The Buddha's teachings evolved in sophistication across the 45 years, though the core doctrines remained consistent. Early suttas present straightforward expositions of suffering, its origin, its cessation, and the path leading to cessation—the Four Noble Truths. Later teachings, particularly those recorded in texts like the Samyutta Nikaya, develop more nuanced analyses of dependent origination (paticca-samuppada), the doctrine explaining how suffering arises through conditioning.
The Buddha employed diverse pedagogical methods. He used direct argument (as in the Kalama Sutta, where he encourages critical examination rather than blind faith), analogies drawn from everyday life, and systematic analysis. He adapted his teaching to audience intelligence and temperament—offering simplified versions of doctrine to new followers and technical philosophical refinement to advanced monks. The Anguttara Nikaya contains sermons graded by difficulty, suggesting deliberate pedagogical structure. This flexibility prevented Buddhism from calcifying into dogmatism, though it also created interpretive challenges for later traditions seeking authoritative doctrine.
The Buddha faced internal and external opposition throughout his ministry. His cousin Devadatta attempted to split the sangha by proposing stricter rules and claiming the Buddha was too lenient; this schism proved temporary but forced clarification of monastic standards. External threats included Brahmanic priests who viewed Buddhism as heretical and rival ascetic groups competing for patronage and followers. The Jain teacher Mahavira was a contemporary rival, and the suttas record several debates and confrontations.
Within the sangha itself, doctrinal disputes arose. Some monks apparently questioned the validity of certain teachings or monastic rules. The Buddha's response was typically to reaffirm core principles while permitting flexibility in non-essential matters. He explicitly stated that minor rules could be relaxed after his death, indicating awareness that rigid adherence to particular regulations risked obscuring the fundamental purpose of practice. This pragmatic approach to authority—neither absolute rule-bound rigidity nor relativistic permissiveness—became a defining characteristic of Buddhist institutional thought.
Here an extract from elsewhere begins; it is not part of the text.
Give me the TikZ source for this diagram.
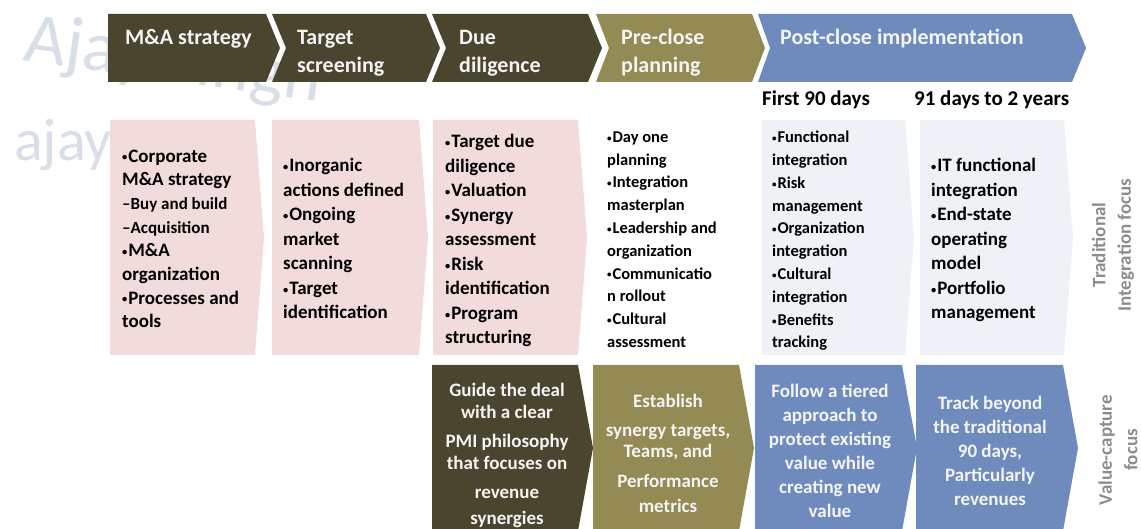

In his final year, the Buddha underwent a period of illness yet continued teaching. The Mahaparinibbana Sutta depicts him making final arrangements: confirming Ananda as his attendant's successor in duties, explicitly stating the sangha needed no single leader after his death (each monastery would be self-governing), and reiterating that followers should rely on the Dhamma (teaching) and Vinaya (discipline) as their guide, not on a replacement guru figure. He died of food poisoning at Kusinara at age 80.
The 45-year ministry established Buddhism not as a solitary practice but as an institutional religion with clear structures, textual traditions, and geographic reach. The sangha survived the Buddha's death and expanded across Asia, but its development had been set in motion during these 45 years through the patterns of teaching, the codified rules, and the cultivation of successive generations of trained monks. Later Buddhist traditions would diverge in interpretation and practice, but they all traced their legitimacy to this foundational period and its recorded teachings.